Why? The normal force $R$ is generated by the surface supporting the object. As the object tilts, the weight is carried entirely by the pivot edge. If $R$ moves outside the base of the object, the object will definitely topple.

To solve a toppling problem:

Identify the pivot edge $A$ (the edge it will rotate about).
Set up the diagram assuming the body is on the point of toppling. Crucially, the normal reaction $R$ (and friction $F$, if calculated about $A$) must act at $A$.
Take moments about the pivot edge $A$. At the point of critical equilibrium, the moments causing CW rotation must balance the moments causing CCW rotation, OR, if only one external force causes rotation, the moment of the external force must equal the moment of the weight (restoring force).

5.3 The Choice: Sliding or Toppling?

In problems where a body is subject to increasing force, it will fail by whichever mechanism requires the least force.

Calculate the external force $P_{slide}$ needed to make $F = \mu R$.
Calculate the external force $P_{topple}$ needed to make the normal reaction act on the edge.
The body fails by the mechanism corresponding to the smaller force ($\min(P_{slide}, P_{topple})$).

Key Takeaway for Limiting Equilibrium

Sliding happens when friction fails ($F = \mu R$). Toppling happens when the normal reaction force effectively moves outside the base of the object, meaning when the body is on the point of toppling, the normal reaction acts through the rotation edge.

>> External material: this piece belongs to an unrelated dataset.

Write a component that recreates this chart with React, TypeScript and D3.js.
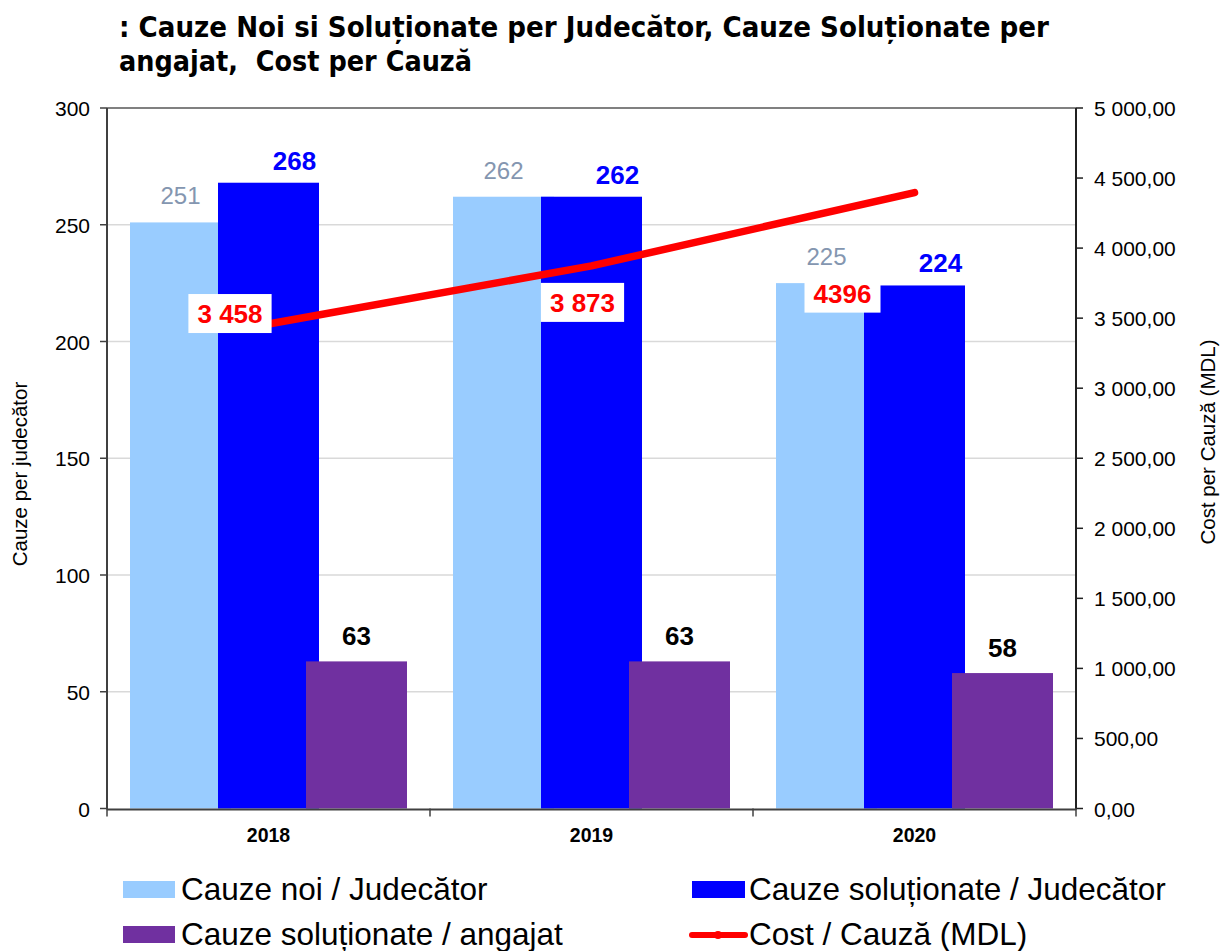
import React from "react";
import * as d3 from "d3";

const years = ["2018", "2019", "2020"];
const noiPerJudecator = [251, 262, 225];
const solPerJudecator = [268, 262, 224];
const solPerAngajat = [63, 63, 58];
const costPerCauza = [3458, 3873, 4396];
const costLabels = ["3 458", "3 873", "4396"];
const leftTicks = [0, 50, 100, 150, 200, 250, 300];
const rightTicks = [0, 500, 1000, 1500, 2000, 2500, 3000, 3500, 4000, 4500, 5000];

const W = 1221, H = 951;
const L = 107, R = 1076, T = 108, B = 808.5;
const barW = 101, barStep = 88;
const costLabelOffsets = [[-38.5, -1], [-9, 46], [-72, 110]];

const ARIAL = "'Liberation Sans', Arial, sans-serif";
const TITLE = "'DejaVu Sans', Verdana, sans-serif";

export default function App() {
  const x = d3.scaleBand().domain(years).range([L, R]).padding(0);
  const yL = d3.scaleLinear().domain([0, 300]).range([B, T]);
  const yR = d3.scaleLinear().domain([0, 5000]).range([B, T]);
  const groupW = 2 * barStep + barW;
  const barX = (yr: string, k: number) => (x(yr) as number) + (x.bandwidth() - groupW) / 2 + k * barStep;
  const cx = (yr: string) => (x(yr) as number) + x.bandwidth() / 2;
  const line = d3.line<number>().x((_, i) => cx(years[i])).y((d) => yR(d));
  const fmtR = (v: number) => d3.format(",.2f")(v).replace(/,/g, " ").replace(".", ",");

  const series = [
    { vals: noiPerJudecator, color: "#99ccff", label: "#8496b0", weight: "normal", size: 24, dx: 0, off: 18 },
    { vals: solPerJudecator, color: "#0000ff", label: "#0000ff", weight: "bold", size: 26, dx: 26, off: 13 },
    { vals: solPerAngajat, color: "#7030a0", label: "#000000", weight: "bold", size: 26, dx: 0, off: 16 },
  ];

  const textW = (s: string) => s.split("").reduce((a, c) => a + (c === " " ? 7.2 : 14.5), 0);

  return (
    <svg width={W} height={H} style={{ position: "absolute", left: 0, top: 0, background: "#fff" }}>
      <text x={119} y={37} fontFamily={TITLE} fontWeight="bold" fontSize={29} textLength={930} lengthAdjust="spacingAndGlyphs">
        : Cauze Noi si Soluționate per Judecător, Cauze Soluționate per
      </text>
      <text x={119} y={71} fontFamily={TITLE} fontWeight="bold" fontSize={29} textLength={353} lengthAdjust="spacingAndGlyphs" style={{ whiteSpace: "pre" }}>
        {"angajat,  Cost per Cauză"}
      </text>

      {/* gridlines */}
      {leftTicks.filter((t) => t > 0 && t < 300).map((t) => (
        <line key={t} x1={L} x2={R} y1={yL(t)} y2={yL(t)} stroke="#d9d9d9" strokeWidth={1.5} />
      ))}
      <line x1={L} x2={R} y1={T} y2={T} stroke="#808080" strokeWidth={2} />

      {/* bars */}
      {series.map((s, k) =>
        years.map((yr, i) => (
          <rect key={`${k}-${yr}`} x={barX(yr, k)} y={yL(s.vals[i])} width={barW} height={B - yL(s.vals[i])} fill={s.color} />
        ))
      )}

      {/* axes */}
      <line x1={L} x2={L} y1={T} y2={B + 1} stroke="#404040" strokeWidth={2} />
      <line x1={R} x2={R} y1={T} y2={B + 1} stroke="#202020" strokeWidth={2} />
      <line x1={L} x2={R} y1={B + 1} y2={B + 1} stroke="#404040" strokeWidth={2} />
      {leftTicks.map((t) => (
        <g key={t}>
          <line x1={L - 7} x2={L} y1={yL(t)} y2={yL(t)} stroke="#404040" strokeWidth={1.5} />
          <text x={90} y={yL(t) + 8} textAnchor="end" fontFamily={ARIAL} fontSize={21}>{t}</text>
        </g>
      ))}
      {rightTicks.map((t) => (
        <g key={t}>
          <line x1={R} x2={R + 7} y1={yR(t)} y2={yR(t)} stroke="#202020" strokeWidth={1.5} />
          <text x={1094} y={yR(t) + 8} fontFamily={ARIAL} fontSize={21}>{fmtR(t)}</text>
        </g>
      ))}
      {[...years.map((yr) => x(yr) as number), R].map((v, i) => (
        <line key={i} x1={v} x2={v} y1={B} y2={B + 8} stroke="#404040" strokeWidth={1.5} />
      ))}
      {years.map((yr) => (
        <text key={yr} x={cx(yr)} y={842} textAnchor="middle" fontFamily={ARIAL} fontWeight="bold" fontSize={19.5}>{yr}</text>
      ))}
      <text transform={`translate(27,474) rotate(-90)`} textAnchor="middle" fontFamily={ARIAL} fontSize={20.5}>Cauze per judecător</text>
      <text transform={`translate(1215,442) rotate(-90)`} textAnchor="middle" fontFamily={ARIAL} fontSize={20.5}>Cost per Cauză (MDL)</text>

      {/* bar labels */}
      {series.map((s, k) =>
        years.map((yr, i) => (
          <text key={`l${k}-${yr}`} x={barX(yr, k) + barW / 2 + s.dx} y={yL(s.vals[i]) - s.off} textAnchor="middle"
            fontFamily={ARIAL} fontWeight={s.weight} fontSize={s.size} fill={s.label}>{s.vals[i]}</text>
        ))
      )}

      {/* cost line */}
      <path d={line(costPerCauza) as string} fill="none" stroke="#ff0000" strokeWidth={7.5} strokeLinecap="round" strokeLinejoin="round" />
      {costPerCauza.map((v, i) => {
        const px = cx(years[i]) + costLabelOffsets[i][0];
        const py = yR(v) + costLabelOffsets[i][1];
        const w = textW(costLabels[i]) + 18;
        return (
          <g key={i}>
            <rect x={px - w / 2} y={py - 29} width={w} height={39} fill="#fff" />
            <text x={px} y={py} textAnchor="middle" fontFamily={ARIAL} fontWeight="bold" fontSize={26} fill="#ff0000">{costLabels[i]}</text>
          </g>
        );
      })}

      {/* legend */}
      <rect x={123} y={881} width={52} height={17} fill="#99ccff" />
      <text x={181} y={900} fontFamily={ARIAL} fontSize={31.5}>Cauze noi / Judecător</text>
      <rect x={692} y={881} width={53} height={17} fill="#0000ff" />
      <text x={749} y={900} fontFamily={ARIAL} fontSize={31.5}>Cauze soluționate / Judecător</text>
      <rect x={123} y={926} width={52} height={17} fill="#7030a0" />
      <text x={181} y={945} fontFamily={ARIAL} fontSize={31.5}>Cauze soluționate / angajat</text>
      <line x1={692} x2={745} y1={935} y2={935} stroke="#ff0000" strokeWidth={6} strokeLinecap="round" />
      <circle cx={718} cy={935} r={4} fill="#ff0000" />
      <text x={749} y={945} fontFamily={ARIAL} fontSize={31.5}>Cost / Cauză (MDL)</text>
    </svg>
  );
}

Chapter Summary: Three Equations to Rule Them All

To ensure a single rigid body under coplanar forces is in full equilibrium, you must satisfy three conditions, giving you three equations to solve:

Sum of Horizontal Forces = 0: $\sum F_x = 0$
Sum of Vertical Forces = 0: $\sum F_y = 0$
Sum of Moments about Any Point P = 0: $\sum M_P = 0$

Remember that the weight of the body must always be applied at the Centre of Mass.